DE LA PETITE MAISON en torchis, il ne reste que quelques débris dispersés sur la terre battue. Dans la rue adjacente, le cliquetis d'une charrette tirée par un âne se perd dans le chant du muezzin. On est loin de l'agitation de Téhéran. Et pourtant Aradan, bourgade de 10 000 habitants, ne se trouve qu'à une centaine de kilomètres au sud-est de la capitale, à la lisière du désert. C'est ici qu'est né, il y a cinquante ans, le nouveau président iranien, dont les diatribes contre Israël, les discours menaçants sur le nucléaire et les attaques verbales à l'intention de «l'oppresseur mondial» (l'Occident) ne cessent d'agiter la scène internationale.
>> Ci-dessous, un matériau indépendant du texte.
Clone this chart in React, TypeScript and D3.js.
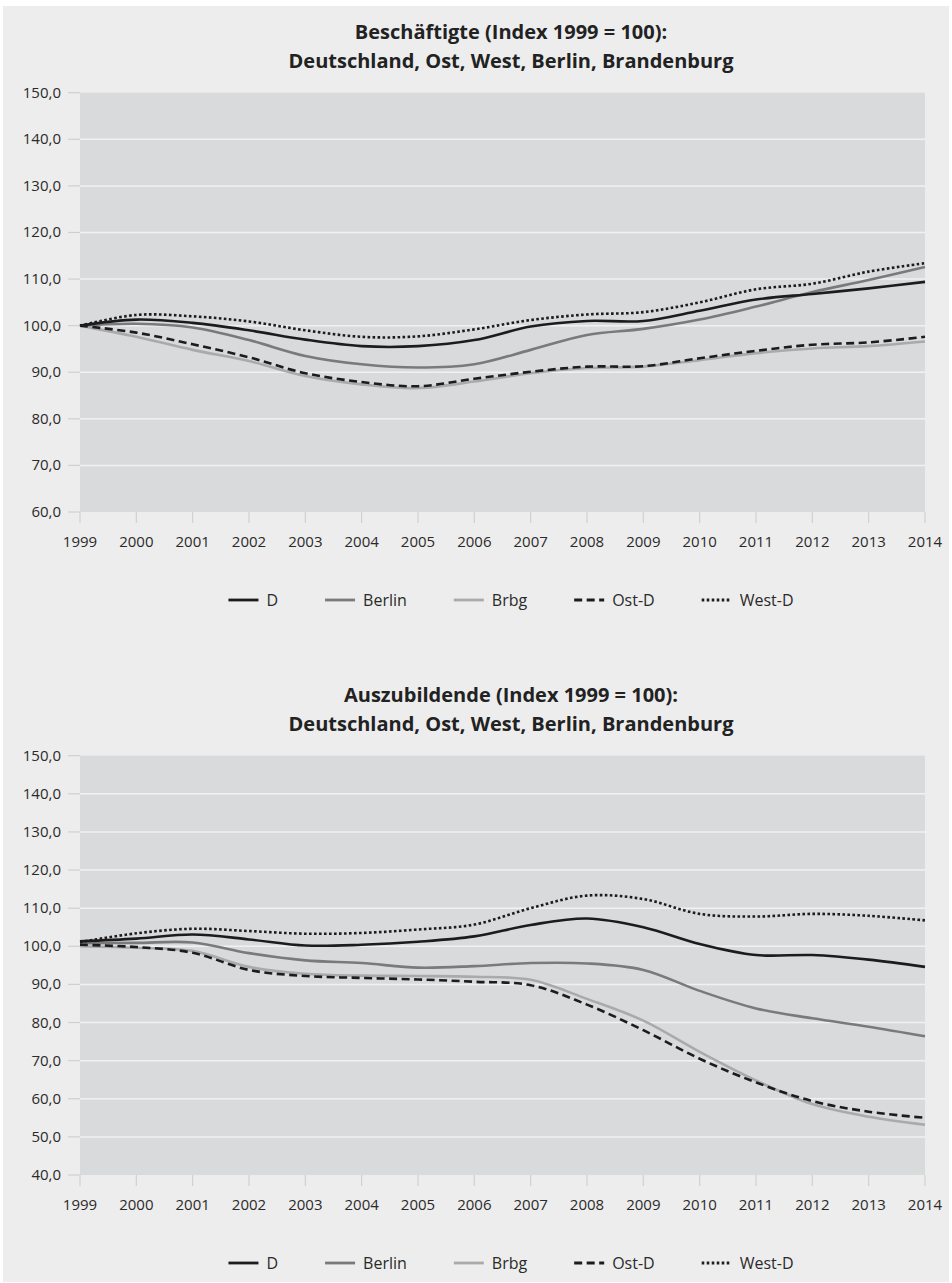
import { useEffect, useRef } from "react";
import * as d3 from "d3";

const years = [1999, 2000, 2001, 2002, 2003, 2004, 2005, 2006, 2007, 2008, 2009, 2010, 2011, 2012, 2013, 2014];
const seriesNames = ["D", "Berlin", "Brbg", "Ost-D", "West-D"];

// Beschäftigte
const empD = [100, 101.3, 100.6, 99.0, 97.0, 95.6, 95.6, 96.9, 99.8, 101.0, 101.0, 103.2, 105.6, 106.8, 108.0, 109.4];
const empBerlin = [100, 100.4, 99.6, 96.9, 93.5, 91.7, 91.0, 91.7, 94.8, 98.0, 99.3, 101.3, 104.1, 107.2, 109.8, 112.6];
const empBrbg = [100, 97.6, 94.8, 92.4, 89.2, 87.4, 86.6, 88.0, 89.8, 90.9, 91.2, 92.6, 94.1, 95.1, 95.6, 96.6];
const empOst = [100, 98.5, 96.0, 93.2, 89.8, 87.9, 87.0, 88.6, 90.1, 91.2, 91.3, 93.0, 94.6, 95.9, 96.4, 97.6];
const empWest = [100, 102.3, 102.0, 100.9, 99.0, 97.6, 97.7, 99.2, 101.2, 102.4, 102.9, 105.0, 107.8, 109.0, 111.6, 113.4];

// Auszubildende
const trainD = [101.3, 102.0, 103.1, 101.8, 100.2, 100.4, 101.2, 102.6, 105.6, 107.3, 105.0, 100.6, 97.7, 97.7, 96.5, 94.6];
const trainBerlin = [100.8, 100.9, 101.0, 98.2, 96.3, 95.6, 94.4, 94.8, 95.6, 95.5, 93.8, 88.3, 83.7, 81.1, 78.9, 76.4];
const trainBrbg = [100.0, 99.6, 98.8, 94.6, 92.8, 92.3, 92.2, 92.0, 91.2, 86.2, 80.5, 72.3, 64.8, 58.6, 55.3, 53.2];
const trainOst = [100.4, 99.8, 98.3, 93.8, 92.2, 91.7, 91.3, 90.7, 89.8, 84.7, 78.0, 70.5, 64.3, 59.4, 56.6, 55.0];
const trainWest = [101.1, 103.4, 104.6, 104.0, 103.3, 103.5, 104.4, 105.7, 110.0, 113.3, 112.4, 108.5, 107.8, 108.5, 108.0, 106.8];

const empTitle = ["Beschäftigte (Index 1999 = 100):", "Deutschland, Ost, West, Berlin, Brandenburg"];
const trainTitle = ["Auszubildende (Index 1999 = 100):", "Deutschland, Ost, West, Berlin, Brandenburg"];
const empTicks = [60, 70, 80, 90, 100, 110, 120, 130, 140, 150];
const trainTicks = [40, 50, 60, 70, 80, 90, 100, 110, 120, 130, 140, 150];

const styles: Record<string, { color: string; dash: string | null }> = {
  D: { color: "#1c1c1c", dash: null },
  Berlin: { color: "#7a7a7a", dash: null },
  Brbg: { color: "#aaaaaa", dash: null },
  "Ost-D": { color: "#1c1c1c", dash: "8,4.5" },
  "West-D": { color: "#1c1c1c", dash: "2.6,2.4" },
};
const drawOrder = ["Brbg", "Berlin", "Ost-D", "D", "West-D"];

const W = 952;
const H = 1283;
const FONT = "'Open Sans', 'DejaVu Sans', sans-serif";
const fmt = (v: number) => d3.format(".1f")(v).replace(".", ",");

interface ChartCfg {
  top: number;
  title: string[];
  ticks: number[];
  series: Record<string, number[]>;
}

function drawChart(svg: d3.Selection<SVGSVGElement, unknown, null, undefined>, cfg: ChartCfg) {
  const g = svg.append("g").attr("transform", `translate(0,${cfg.top})`);
  const plotTop = 92.7;
  const plotBottom = 512;
  const x = d3.scaleLinear().domain([1999, 2014]).range([80, 925]);
  const y = d3
    .scaleLinear()
    .domain([d3.min(cfg.ticks)!, d3.max(cfg.ticks)!])
    .range([plotBottom, plotTop]);

  // titles
  g.selectAll(".title")
    .data(cfg.title)
    .join("text")
    .attr("x", 511)
    .attr("y", (_, i) => 39 + i * 29)
    .attr("text-anchor", "middle")
    .attr("font-family", FONT)
    .attr("font-weight", 700)
    .attr("font-size", 20)
    .attr("fill", "#222")
    .text((d) => d);

  g.append("rect")
    .attr("x", x.range()[0])
    .attr("y", plotTop)
    .attr("width", x.range()[1] - x.range()[0])
    .attr("height", plotBottom - plotTop)
    .attr("fill", "#d9dadc");

  // grid
  g.selectAll(".grid")
    .data(cfg.ticks.slice(1, -1))
    .join("line")
    .attr("x1", x.range()[0])
    .attr("x2", x.range()[1])
    .attr("y1", (d) => y(d))
    .attr("y2", (d) => y(d))
    .attr("stroke", "#f1f1f1")
    .attr("stroke-width", 1.5);

  // y axis ticks + labels
  g.selectAll(".ytick")
    .data(cfg.ticks)
    .join("line")
    .attr("x1", 68)
    .attr("x2", 80)
    .attr("y1", (d) => y(d))
    .attr("y2", (d) => y(d))
    .attr("stroke", "#d0d0d0")
    .attr("stroke-width", 1.2);
  g.selectAll(".ylab")
    .data(cfg.ticks)
    .join("text")
    .attr("x", 61)
    .attr("y", (d) => y(d) + 5)
    .attr("text-anchor", "end")
    .attr("font-family", FONT)
    .attr("font-size", 15)
    .attr("fill", "#2a2a2a")
    .text((d) => fmt(d));

  // x axis
  g.selectAll(".xtick")
    .data(years)
    .join("line")
    .attr("x1", (d) => x(d))
    .attr("x2", (d) => x(d))
    .attr("y1", plotBottom)
    .attr("y2", plotBottom + 11)
    .attr("stroke", "#d0d0d0")
    .attr("stroke-width", 1.2);
  g.selectAll(".xlab")
    .data(years)
    .join("text")
    .attr("x", (d) => x(d))
    .attr("y", plotBottom + 35)
    .attr("text-anchor", "middle")
    .attr("font-family", FONT)
    .attr("font-size", 15)
    .attr("fill", "#2a2a2a")
    .text((d) => String(d));

  const line = d3
    .line<number>()
    .x((_, i) => x(years[i]))
    .y((d) => y(d))
    .curve(d3.curveCatmullRom.alpha(0.5));

  drawOrder.forEach((name) => {
    const st = styles[name];
    g.append("path")
      .attr("d", line(cfg.series[name]) ?? "")
      .attr("fill", "none")
      .attr("stroke", st.color)
      .attr("stroke-width", 2.6)
      .attr("stroke-dasharray", st.dash)
      .attr("stroke-linejoin", "round");
  });

  // legend
  const legY = 600;
  const leg = g.append("g");
  const items = seriesNames.map((name) => {
    const it = leg.append("g");
    const st = styles[name];
    it.append("line")
      .attr("x1", 0)
      .attr("x2", 30)
      .attr("y1", legY)
      .attr("y2", legY)
      .attr("stroke", st.color)
      .attr("stroke-width", 2.8)
      .attr("stroke-dasharray", st.dash);
    const t = it
      .append("text")
      .attr("x", 38)
      .attr("y", legY + 5.5)
      .attr("font-family", FONT)
      .attr("font-size", 16)
      .attr("fill", "#2a2a2a")
      .text(name);
    const w = 38 + (t.node() as SVGTextElement).getComputedTextLength();
    return { it, w };
  });
  const gap = 47;
  const total = d3.sum(items, (d) => d.w) + gap * (items.length - 1);
  let cx = 511 - total / 2;
  items.forEach(({ it, w }) => {
    it.attr("transform", `translate(${cx},0)`);
    cx += w + gap;
  });
}

export default function App() {
  const ref = useRef<SVGSVGElement>(null);

  useEffect(() => {
    const svg = d3.select(ref.current!);
    svg.selectAll("*").remove();
    svg.append("rect").attr("width", W).attr("height", H).attr("fill", "#ffffff");
    svg.append("rect").attr("x", 3).attr("y", 6).attr("width", 946).attr("height", 1276).attr("fill", "#ededed");

    drawChart(svg, {
      top: 0,
      title: empTitle,
      ticks: empTicks,
      series: { D: empD, Berlin: empBerlin, Brbg: empBrbg, "Ost-D": empOst, "West-D": empWest },
    });
    drawChart(svg, {
      top: 663,
      title: trainTitle,
      ticks: trainTicks,
      series: { D: trainD, Berlin: trainBerlin, Brbg: trainBrbg, "Ost-D": trainOst, "West-D": trainWest },
    });
  }, []);

  return (
    <svg
      ref={ref}
      width={W}
      height={H}
      style={{ position: "absolute", left: 0, top: 0, display: "block" }}
    />
  );
}
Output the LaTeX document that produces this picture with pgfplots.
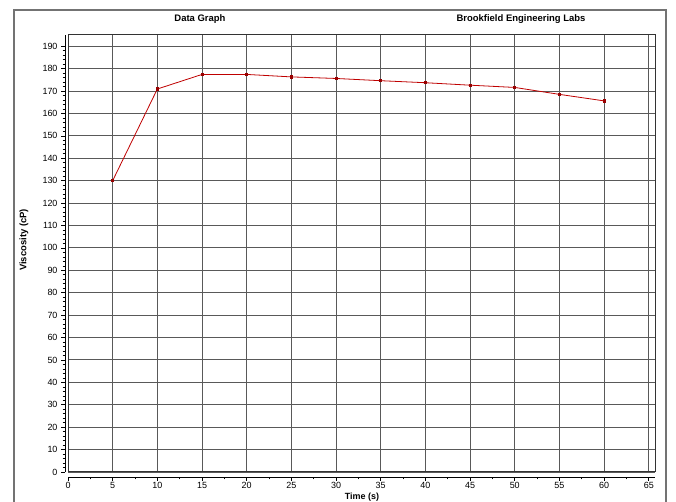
\documentclass[border=0pt]{standalone}
\usepackage{pgfplots}
\pgfplotsset{compat=1.18}
\usepackage{fontspec}
\setmainfont{Liberation Sans}
\begin{document}
\begin{tikzpicture}[x=1bp,y=1bp]
\useasboundingbox (0,0) rectangle (676,502);
\fill[white] (0,0) rectangle (676,502);
\draw[black!55, line width=1.2bp] (14,-5) -- (14,492) -- (666,492) -- (666,-5);
\node[font=\fontsize{9.5}{11}\selectfont\bfseries] at (200,483) {Data Graph};
\node[font=\fontsize{9.5}{11}\selectfont\bfseries] at (521,483) {Brookfield Engineering Labs};
\node[font=\fontsize{9.5}{11}\selectfont\bfseries, rotate=90] at (24,262) {Viscosity (cP)};
\node[font=\fontsize{9}{10}\selectfont\bfseries, inner sep=1bp] at (362,4.5) {Time (s)};
\begin{axis}[
  at={(68bp,30bp)}, anchor=south west,
  scale only axis, width=587bp, height=437bp,
  xmin=0, xmax=65.7, ymin=0, ymax=195,
  axis x line*=bottom, axis y line*=left,
  axis x line shift=5bp, axis y line shift=3bp,
  axis line style={-, black, line width=0.8bp},
  xtick={0,5,...,65}, ytick={0,10,...,190},
  minor x tick num=1, minor y tick num=4,
  tick align=outside,
  major tick length=4bp, minor tick length=2.5bp,
  tick style={black, line width=0.6bp},
  grid=major,
  major grid style={black!65, line width=0.9bp},
  ticklabel style={font=\fontsize{9}{10}\selectfont},
  xticklabel style={yshift=2bp},
  /pgf/number format/assume math mode=true,
  clip=false,
]
\draw[black!80, line width=1bp] (rel axis cs:0,0) rectangle (rel axis cs:1,1);
\addplot[red!75!black, line width=0.8bp, mark=square*, mark size=1.1bp,
  mark options={fill=red!60!black, draw=red!60!black}] coordinates {
  (5,130) (10,170.9) (15,177.4) (20,177.4) (25,176.3) (30,175.6)
  (35,174.6) (40,173.7) (45,172.6) (50,171.6) (55,168.5) (60,165.6)
};
\end{axis}
\end{tikzpicture}
\end{document}
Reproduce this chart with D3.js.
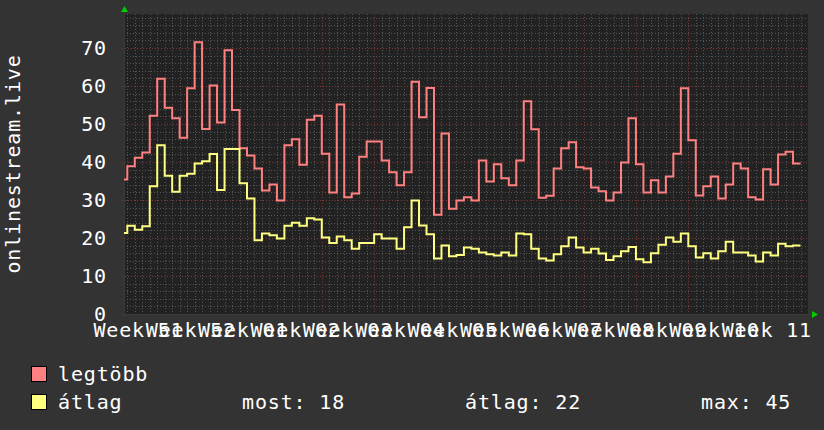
<!DOCTYPE html>
<html lang="hu">
<head>
  <meta charset="UTF-8">
  <title>onlinestream.live</title>
  <script src="https://d3js.org/d3.v7.min.js"></script>
  <style>
    body { margin: 0; background: #333; }
    text {
      font-family: "DejaVu Sans Mono", monospace;
      font-size: 20px;
      letter-spacing: 0.85px;
      fill: #fff;
    }
  </style>
</head>
<body>
  <svg width="824" height="430"></svg>

  <script>
    // daily values, first day is 2012-12-18
    var startDay = new Date(2012, 11, 18);

    var maxValues = [
      35.4, 38.9, 41.1, 42.5, 52.2, 61.9, 54.3, 51.5, 46.4, 59.4,
      71.5, 48.7, 60.1, 50.4, 69.4, 53.7, 43.6, 41.7, 38.3, 32.5,
      34.1, 29.9, 44.4, 46.0, 39.3, 51.1, 52.2, 42.2, 32.0, 55.1,
      30.7, 31.7, 41.4, 45.4, 45.4, 40.4, 37.3, 33.9, 37.3, 61.1,
      51.8, 59.5, 26.1, 47.5, 27.7, 29.9, 30.7, 29.9, 40.4, 34.9,
      39.4, 35.7, 33.9, 40.4, 56.0, 48.6, 30.6, 31.1, 38.3, 43.6,
      45.2, 38.6, 38.3, 33.3, 32.3, 29.9, 32.0, 39.9, 51.5, 39.4,
      32.0, 35.2, 32.0, 36.2, 42.2, 59.4, 45.7, 31.2, 33.6, 36.2,
      30.4, 34.1, 39.6, 38.3, 30.7, 30.1, 38.1, 34.1, 42.0, 42.7,
      39.6
    ];

    var avgValues = [
      21.3, 23.2, 22.2, 23.1, 33.6, 44.4, 36.4, 32.2, 36.4, 36.9,
      39.6, 40.2, 42.1, 32.6, 43.4, 43.4, 34.4, 30.4, 19.4, 21.2,
      20.7, 19.9, 23.2, 24.0, 23.2, 25.2, 24.9, 20.1, 18.7, 20.4,
      19.4, 17.2, 18.7, 18.7, 21.0, 19.9, 19.9, 17.2, 22.8, 29.9,
      23.3, 21.0, 14.6, 18.0, 15.2, 15.5, 17.5, 17.2, 16.2, 15.7,
      15.4, 16.2, 15.4, 21.2, 21.0, 17.2, 14.6, 14.1, 15.7, 17.8,
      20.1, 17.5, 16.2, 17.2, 15.9, 14.2, 15.2, 16.5, 17.6, 14.4,
      13.6, 16.0, 18.2, 20.1, 19.0, 21.2, 17.8, 14.9, 16.0, 14.6,
      16.5, 19.0, 16.2, 16.2, 15.4, 13.8, 16.2, 15.4, 18.5, 17.8,
      18.0
    ];

    var yTicks = [0, 10, 20, 30, 40, 50, 60, 70];
    var seriesNames = ["legtöbb", "átlag"];
    var seriesColors = ["#ff8080", "#ffff80"];
    var legendStats = [["most", 18], ["átlag", 22], ["max", 45]];
    var axisTitle = "onlinestream.live";

    var svg = d3.select("svg");
    var pLeft = 124, pRight = 808, pTop = 14, pBottom = 314;

    svg.append("rect").attr("width", 824).attr("height", 430).attr("fill", "#333");

    var x = d3.scaleTime()
        .domain([new Date(2012, 11, 18, 13, 25), new Date(2013, 2, 20)])
        .range([pLeft, pRight]);
    var y = d3.scaleLinear()
        .domain([0, 300 / 3.8])
        .range([pBottom, pTop]);

    svg.append("rect")
        .attr("x", pLeft).attr("y", pTop)
        .attr("width", pRight - pLeft).attr("height", pBottom - pTop)
        .attr("fill", "#222");

    svg.append("clipPath").attr("id", "plot")
      .append("rect")
        .attr("x", pLeft).attr("y", pTop - 2)
        .attr("width", pRight - pLeft).attr("height", pBottom - pTop + 2);

    // grid
    var grid = svg.append("g").attr("shape-rendering", "crispEdges");
    var days = d3.timeDay.range(x.domain()[0], x.domain()[1]);
    var weeks = d3.timeMonday.range(x.domain()[0], x.domain()[1]);
    var minorColor = "#555555", majorColor = "#7e3636";

    grid.selectAll(".vminor")
      .data(days.filter(function(d) { return d.getDay() !== 1; }))
      .enter().append("line")
        .attr("x1", function(d) { return Math.round(x(d)) + 0.5; })
        .attr("x2", function(d) { return Math.round(x(d)) + 0.5; })
        .attr("y1", pTop).attr("y2", pBottom)
        .attr("stroke", minorColor)
        .attr("stroke-dasharray", "1,2");

    var minorY = d3.range(2, 79, 2).filter(function(v) { return v % 10 !== 0; });
    grid.selectAll(".hminor")
      .data(minorY)
      .enter().append("line")
        .attr("x1", pLeft).attr("x2", pRight)
        .attr("y1", function(d) { return Math.round(y(d)) + 0.5; })
        .attr("y2", function(d) { return Math.round(y(d)) + 0.5; })
        .attr("stroke", minorColor)
        .attr("stroke-dasharray", "1,2");

    grid.selectAll(".vmajor")
      .data(weeks)
      .enter().append("line")
        .attr("x1", function(d) { return Math.round(x(d)) + 0.5; })
        .attr("x2", function(d) { return Math.round(x(d)) + 0.5; })
        .attr("y1", pTop).attr("y2", pBottom + 3)
        .attr("stroke", majorColor)
        .attr("stroke-dasharray", "1,2");

    grid.selectAll(".hmajor")
      .data(yTicks.slice(1))
      .enter().append("line")
        .attr("x1", pLeft - 2).attr("x2", pRight)
        .attr("y1", function(d) { return Math.round(y(d)) + 0.5; })
        .attr("y2", function(d) { return Math.round(y(d)) + 0.5; })
        .attr("stroke", majorColor)
        .attr("stroke-dasharray", "1,2");

    // axes lines + arrows
    svg.append("line")
        .attr("x1", pLeft - 3).attr("x2", pRight + 4)
        .attr("y1", pBottom + 0.5).attr("y2", pBottom + 0.5)
        .attr("stroke", "#3a3a3a");
    svg.append("line")
        .attr("x1", pLeft + 0.5).attr("x2", pLeft + 0.5)
        .attr("y1", pTop - 4).attr("y2", pBottom + 3)
        .attr("stroke", "#3a3a3a");
    svg.append("path")
        .attr("d", "M" + (pLeft - 3) + "," + (pTop - 2) + "L" + (pLeft + 4) + "," + (pTop - 2) + "L" + (pLeft + 0.5) + "," + (pTop - 8) + "Z")
        .attr("fill", "#00cc00");
    svg.append("path")
        .attr("d", "M" + (pRight + 4) + "," + (pBottom - 3) + "L" + (pRight + 4) + "," + (pBottom + 4) + "L" + (pRight + 10) + "," + (pBottom + 0.5) + "Z")
        .attr("fill", "#00cc00");

    // y labels
    svg.selectAll(".ylab")
      .data(yTicks)
      .enter().append("text")
        .attr("x", 107)
        .attr("y", function(d) { return y(d) + 7; })
        .attr("text-anchor", "end")
        .text(function(d) { return d; });

    // x labels, centred on the middle of each week
    var fmt = d3.timeFormat("Week %V");
    var labelWeeks = d3.timeMonday.range(new Date(2012, 11, 17), new Date(2013, 2, 12));
    svg.selectAll(".xlab")
      .data(labelWeeks)
      .enter().append("text")
        .attr("x", function(d) { return x(d3.timeHour.offset(d, 84)); })
        .attr("y", 337)
        .attr("text-anchor", "middle")
        .text(function(d) { return fmt(d); });

    svg.append("text")
        .attr("transform", "translate(20,164) rotate(-90)")
        .attr("text-anchor", "middle")
        .text(axisTitle);

    // step lines
    function points(values) {
      var pts = values.map(function(v, i) {
        return { date: d3.timeDay.offset(startDay, i), value: v };
      });
      pts.push({ date: d3.timeDay.offset(startDay, values.length), value: values[values.length - 1] });
      return pts;
    }

    var line = d3.line()
        .x(function(d) { return x(d.date); })
        .y(function(d) { return y(d.value); })
        .curve(d3.curveStepAfter);

    var plot = svg.append("g").attr("clip-path", "url(#plot)");
    [maxValues, avgValues].forEach(function(vals, i) {
      plot.append("path")
          .attr("d", line(points(vals)))
          .attr("fill", "none")
          .attr("stroke", seriesColors[i])
          .attr("stroke-width", 2);
    });

    // legend
    seriesNames.forEach(function(name, i) {
      var ly = 366 + i * 28;
      svg.append("rect")
          .attr("x", 31.5).attr("y", ly + 0.5)
          .attr("width", 15).attr("height", 15)
          .attr("fill", seriesColors[i])
          .attr("stroke", "#000");
      svg.append("text")
          .attr("x", 58).attr("y", ly + 15)
          .text(name);
    });

    var statX = [242, 465, 701];
    legendStats.forEach(function(s, i) {
      svg.append("text")
          .attr("x", statX[i]).attr("y", 409)
          .text(s[0] + ": " + s[1]);
    });
  </script>
</body>
</html>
La victoire, en juin 2005, de cet ingénieur islamiste quasi inconnu, avec 63% des suffrages, a provoqué une onde de choc au-delà des frontières de l'Iran. Très vite, la société civile s'est sentie menacée par l'islam rigoriste, craignant de voir disparaître ses petites libertés acquises au cours des deux mandats du président Mohamed Khatami (1997-2005). En Allemagne, Ahmadinejad fait l'objet d'une plainte pénale pour avoir contesté le génocide des Juifs d'Europe, délit passible, dans ce pays, de cinq ans de prison.
 
Mais pour les 17 millions d'électeurs qui ont voté pour lui, il incarne cet Iran profond, celui d'Aradan et de centaines d'autres villes de campagne, où l'on vit au rythme du labourage de la terre et des heures de pointe à l'usine et où l'on continue à se nourrir des slogans révolutionnaires diffusés par la télévision d'Etat. Un Iran si proche de Téhéran, mais oublié des réformes et exclu de la prospérité économique. Un Iran où, à l'heure de la pression étrangère sur le nucléaire, ce président d'un nouveau genre rassemble habilement les foules en s'appuyant sur trois piliers : l'islamisme, le populisme et le nationalisme.
 
«Mahmoud Ahmadinejad est un homme du peuple, explique Farhad Mohseni, 70 ans, l'un de ses cousins. S'il a réussi, c'est grâce à sa simplicité. Il n'est pas comme ces religieux enturbannés friands de discours alambiqués», ajoute-t-il en faisant allusion à Hachemi Rafsandjani, le rival malheureux d'Ahmadinejad à l'élection présidentielle de 2005. L'an dernier, cet agriculteur d'Aradan a mobilisé femme et enfants pour mener une campagne simple et efficace, en publiant des posters décrivant Ahmadinejad comme «un homme détenteur d'une nouvelle parole».
 
A l'inverse de ses prédécesseurs, celui qui se présente comme un «humble fils de la révolution» n'a pas traîné ses guêtres à l'école coranique mais sur les champs de mine de la guerre Iran-Irak (1980-88). Il fait partie de ces anciens pasdarans – gardiens de la révolution – qui revendiquent un rôle dans la gestion du pays. Il n'est féru ni de théorie religieuse, ni de philosophie. Pour lui, l'islam se vit concrètement. Créé au moment de la campagne électorale, son site Internet Khedmat («Service») évoquait la «justice sociale», la «société islamique exemplaire».
 
«En fait, c'est un bon président»
 
Autant de formules qui n'ont pas manqué, à l'époque, de faire paniquer Pouran Kamali, foulard blanc et mocassins vernis, une ancienne institutrice reconvertie en chauffeur de taxi pour dames. Elle a voté pour Rafsandjani, «afin d'empêcher Ahmadinejad de faire plonger l'Iran dans les ténèbres», dit-elle. «Je tremblais à l'idée d'être obligée de porter un tchador noir et de ne plus pouvoir conduire. Mais en apparence, rien n'a changé : les manteaux des filles sont toujours aussi cintrés et les couples continuent à se tenir par la main dans la rue. En fait, c'est un bon président», relativise-t-elle. «C'est la première fois qu'un président organise régulièrement ses conseils de ministres à l'extérieur de Téhéran. A chaque déplacement, il promet de faire asphalter les routes, de faire construire de nouveaux centres de sport, des écoles, des mosquées», constate-t-elle. Depuis son élection, Ahmadinejad a déjà fait dix tournées provinciales.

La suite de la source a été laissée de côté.